[START Source material]
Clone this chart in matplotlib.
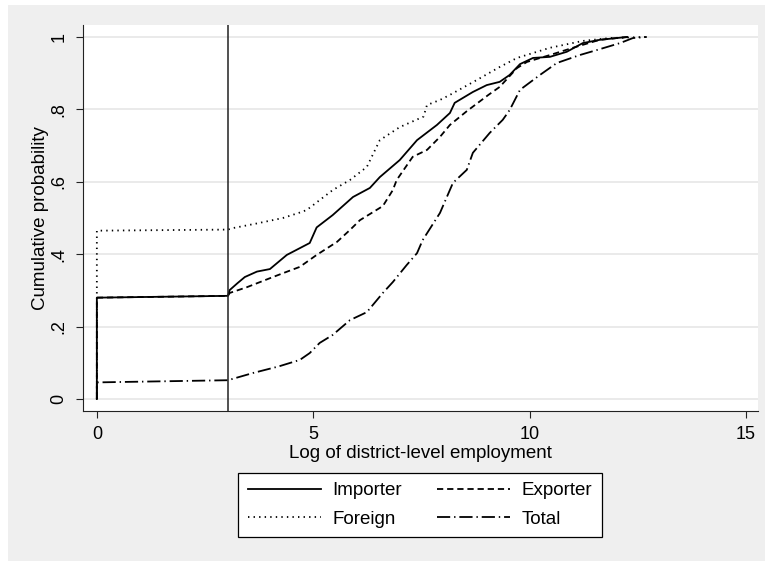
import matplotlib
matplotlib.use("Agg")
import matplotlib.pyplot as plt
from matplotlib.patches import Rectangle

plt.rcParams['font.family'] = ['Liberation Sans', 'DejaVu Sans']
plt.rcParams['lines.scale_dashes'] = False

# traced empirical CDFs (log district-level employment)
imp_x = [0, 0, 3.03, 3.07, 3.25, 3.42, 3.7, 4.0, 4.39, 4.92, 5.08, 5.45, 5.92, 6.31, 6.54,
         7.0, 7.40, 7.86, 8.16, 8.27, 8.69, 9.01, 9.31, 9.54, 9.78, 10.08, 10.47, 10.86,
         11.23, 11.62, 12.02, 12.25]
imp_y = [0, 0.280, 0.285, 0.301, 0.32, 0.337, 0.352, 0.359, 0.398, 0.431, 0.474, 0.508, 0.558,
         0.583, 0.613, 0.66, 0.715, 0.757, 0.790, 0.818, 0.848, 0.867, 0.876, 0.895, 0.925,
         0.942, 0.945, 0.959, 0.983, 0.992, 0.997, 1.0]

exp_x = [0, 0, 3.03, 3.07, 3.47, 4.07, 4.4, 4.69, 5.08, 5.55, 5.85, 6.08, 6.61, 6.84, 6.93,
         7.30, 7.63, 7.93, 8.16, 8.55, 9.05, 9.31, 9.71, 9.94, 10.47, 11.0, 11.62, 12.02, 12.3]
exp_y = [0, 0.280, 0.285, 0.293, 0.309, 0.337, 0.352, 0.365, 0.398, 0.434, 0.467, 0.494, 0.533,
         0.577, 0.605, 0.669, 0.688, 0.724, 0.757, 0.795, 0.84, 0.862, 0.914, 0.931, 0.950,
         0.970, 0.992, 0.997, 1.0]

for_x = [0, 0, 3.03, 3.14, 3.7, 4.30, 4.69, 4.85, 5.45, 5.85, 6.24, 6.54, 7.0, 7.55, 7.63,
         7.93, 8.16, 8.78, 9.31, 9.71, 10.47, 11.23, 11.86, 12.71]
for_y = [0, 0.465, 0.468, 0.472, 0.485, 0.500, 0.515, 0.522, 0.577, 0.605, 0.641, 0.715, 0.751,
         0.78, 0.812, 0.826, 0.840, 0.881, 0.917, 0.942, 0.970, 0.989, 0.997, 1.0]

tot_x = [0, 0, 3.03, 3.61, 4.2, 4.69, 4.92, 5.15, 5.45, 5.85, 6.24, 6.61, 6.84, 7.16, 7.40,
         7.53, 7.93, 8.23, 8.55, 8.69, 9.08, 9.38, 9.54, 9.66, 9.78, 10.24, 10.63, 11.16,
         11.56, 12.09, 12.39, 12.71]
tot_y = [0, 0.046, 0.052, 0.072, 0.09, 0.108, 0.127, 0.155, 0.177, 0.218, 0.240, 0.293, 0.323,
         0.370, 0.403, 0.439, 0.514, 0.597, 0.633, 0.680, 0.735, 0.771, 0.798, 0.826, 0.854,
         0.895, 0.928, 0.950, 0.964, 0.983, 0.997, 1.0]

cutoff = 3.03
xticks = [0, 5, 10, 15]
yticks = [0, 0.2, 0.4, 0.6, 0.8, 1.0]
ytick_labels = ['0', '.2', '.4', '.6', '.8', '1']

fig = plt.figure(figsize=(7.65, 5.61), dpi=100, facecolor='white')
fig.patches.append(Rectangle((8 / 765, 0), 1, 1 - 5 / 561, transform=fig.transFigure,
                             facecolor='#efefef', edgecolor='none', zorder=-10))

ax = fig.add_axes([83 / 765, 1 - 411 / 561, 675 / 765, 386 / 561])
ax.set_facecolor('white')

lw = 1.3
l_imp, = ax.plot(imp_x, imp_y, color='black', lw=lw, linestyle='-', label='Importer')
l_exp, = ax.plot(exp_x, exp_y, color='black', lw=lw, linestyle=(0, (4.5, 2.8)), label='Exporter')
l_for, = ax.plot(for_x, for_y, color='black', lw=lw, linestyle=(0, (1.0, 3.0)), label='Foreign')
l_tot, = ax.plot(tot_x, tot_y, color='black', lw=lw, linestyle=(0, (9.5, 2.8, 1.0, 2.8)),
                 label='Total')
ax.axvline(cutoff, color='#222222', lw=1.1)

ax.set_xlim(-0.32, 15.28)
ax.set_ylim(-0.033, 1.033)
ax.set_xticks(xticks)
ax.set_yticks(yticks)
ax.set_yticklabels(ytick_labels, rotation=90, va='center')
ax.tick_params(axis='both', direction='out', length=5, width=0.8, colors='#222222',
               labelsize=13, labelcolor='black')
ax.tick_params(axis='x', pad=6)
ax.tick_params(axis='y', pad=6)
ax.grid(axis='y', color='#e6e6e6', lw=1.2)
ax.set_axisbelow(True)
for s in ['top', 'right']:
    ax.spines[s].set_visible(False)
for s in ['left', 'bottom']:
    ax.spines[s].set_color('#222222')
    ax.spines[s].set_linewidth(0.8)

ax.set_xlabel('Log of district-level employment', fontsize=13.5)
ax.set_ylabel('Cumulative probability', fontsize=13.5)
ax.xaxis.set_label_coords(0.5, -0.088)
ax.yaxis.set_label_coords(-0.05, 0.5)

leg = fig.legend(handles=[l_imp, l_for, l_exp, l_tot], ncol=2, loc='center',
                 bbox_to_anchor=(420 / 765, 1 - 505 / 561), fontsize=13.5,
                 handlelength=3.9, handletextpad=0.6, columnspacing=1.9,
                 labelspacing=0.62, borderpad=0.5, fancybox=False, framealpha=1)
leg.get_frame().set_edgecolor('black')
leg.get_frame().set_linewidth(0.9)

fig.savefig('out.png', dpi=100, facecolor=fig.get_facecolor())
[END Source material]
Short task
Retype each line of the listing above word for word. Exclude the pictures.

Response to this exercise
Clone this chart in matplotlib.
import matplotlib
matplotlib.use("Agg")
import matplotlib.pyplot as plt
from matplotlib.patches import Rectangle

plt.rcParams['font.family'] = ['Liberation Sans', 'DejaVu Sans']
plt.rcParams['lines.scale_dashes'] = False

# traced empirical CDFs (log district-level employment)
imp_x = [0, 0, 3.03, 3.07, 3.25, 3.42, 3.7, 4.0, 4.39, 4.92, 5.08, 5.45, 5.92, 6.31, 6.54,
         7.0, 7.40, 7.86, 8.16, 8.27, 8.69, 9.01, 9.31, 9.54, 9.78, 10.08, 10.47, 10.86,
         11.23, 11.62, 12.02, 12.25]
imp_y = [0, 0.280, 0.285, 0.301, 0.32, 0.337, 0.352, 0.359, 0.398, 0.431, 0.474, 0.508, 0.558,
         0.583, 0.613, 0.66, 0.715, 0.757, 0.790, 0.818, 0.848, 0.867, 0.876, 0.895, 0.925,
         0.942, 0.945, 0.959, 0.983, 0.992, 0.997, 1.0]

exp_x = [0, 0, 3.03, 3.07, 3.47, 4.07, 4.4, 4.69, 5.08, 5.55, 5.85, 6.08, 6.61, 6.84, 6.93,
         7.30, 7.63, 7.93, 8.16, 8.55, 9.05, 9.31, 9.71, 9.94, 10.47, 11.0, 11.62, 12.02, 12.3]
exp_y = [0, 0.280, 0.285, 0.293, 0.309, 0.337, 0.352, 0.365, 0.398, 0.434, 0.467, 0.494, 0.533,
         0.577, 0.605, 0.669, 0.688, 0.724, 0.757, 0.795, 0.84, 0.862, 0.914, 0.931, 0.950,
         0.970, 0.992, 0.997, 1.0]

for_x = [0, 0, 3.03, 3.14, 3.7, 4.30, 4.69, 4.85, 5.45, 5.85, 6.24, 6.54, 7.0, 7.55, 7.63,
         7.93, 8.16, 8.78, 9.31, 9.71, 10.47, 11.23, 11.86, 12.71]
for_y = [0, 0.465, 0.468, 0.472, 0.485, 0.500, 0.515, 0.522, 0.577, 0.605, 0.641, 0.715, 0.751,
         0.78, 0.812, 0.826, 0.840, 0.881, 0.917, 0.942, 0.970, 0.989, 0.997, 1.0]

tot_x = [0, 0, 3.03, 3.61, 4.2, 4.69, 4.92, 5.15, 5.45, 5.85, 6.24, 6.61, 6.84, 7.16, 7.40,
         7.53, 7.93, 8.23, 8.55, 8.69, 9.08, 9.38, 9.54, 9.66, 9.78, 10.24, 10.63, 11.16,
         11.56, 12.09, 12.39, 12.71]
tot_y = [0, 0.046, 0.052, 0.072, 0.09, 0.108, 0.127, 0.155, 0.177, 0.218, 0.240, 0.293, 0.323,
         0.370, 0.403, 0.439, 0.514, 0.597, 0.633, 0.680, 0.735, 0.771, 0.798, 0.826, 0.854,
         0.895, 0.928, 0.950, 0.964, 0.983, 0.997, 1.0]

cutoff = 3.03
xticks = [0, 5, 10, 15]
yticks = [0, 0.2, 0.4, 0.6, 0.8, 1.0]
ytick_labels = ['0', '.2', '.4', '.6', '.8', '1']

fig = plt.figure(figsize=(7.65, 5.61), dpi=100, facecolor='white')
fig.patches.append(Rectangle((8 / 765, 0), 1, 1 - 5 / 561, transform=fig.transFigure,
                             facecolor='#efefef', edgecolor='none', zorder=-10))

ax = fig.add_axes([83 / 765, 1 - 411 / 561, 675 / 765, 386 / 561])
ax.set_facecolor('white')

lw = 1.3
l_imp, = ax.plot(imp_x, imp_y, color='black', lw=lw, linestyle='-', label='Importer')
l_exp, = ax.plot(exp_x, exp_y, color='black', lw=lw, linestyle=(0, (4.5, 2.8)), label='Exporter')
l_for, = ax.plot(for_x, for_y, color='black', lw=lw, linestyle=(0, (1.0, 3.0)), label='Foreign')
l_tot, = ax.plot(tot_x, tot_y, color='black', lw=lw, linestyle=(0, (9.5, 2.8, 1.0, 2.8)),
                 label='Total')
ax.axvline(cutoff, color='#222222', lw=1.1)

ax.set_xlim(-0.32, 15.28)
ax.set_ylim(-0.033, 1.033)
ax.set_xticks(xticks)
ax.set_yticks(yticks)
ax.set_yticklabels(ytick_labels, rotation=90, va='center')
ax.tick_params(axis='both', direction='out', length=5, width=0.8, colors='#222222',
               labelsize=13, labelcolor='black')
ax.tick_params(axis='x', pad=6)
ax.tick_params(axis='y', pad=6)
ax.grid(axis='y', color='#e6e6e6', lw=1.2)
ax.set_axisbelow(True)
for s in ['top', 'right']:
    ax.spines[s].set_visible(False)
for s in ['left', 'bottom']:
    ax.spines[s].set_color('#222222')
    ax.spines[s].set_linewidth(0.8)

ax.set_xlabel('Log of district-level employment', fontsize=13.5)
ax.set_ylabel('Cumulative probability', fontsize=13.5)
ax.xaxis.set_label_coords(0.5, -0.088)
ax.yaxis.set_label_coords(-0.05, 0.5)

leg = fig.legend(handles=[l_imp, l_for, l_exp, l_tot], ncol=2, loc='center',
                 bbox_to_anchor=(420 / 765, 1 - 505 / 561), fontsize=13.5,
                 handlelength=3.9, handletextpad=0.6, columnspacing=1.9,
                 labelspacing=0.62, borderpad=0.5, fancybox=False, framealpha=1)
leg.get_frame().set_edgecolor('black')
leg.get_frame().set_linewidth(0.9)

fig.savefig('out.png', dpi=100, facecolor=fig.get_facecolor())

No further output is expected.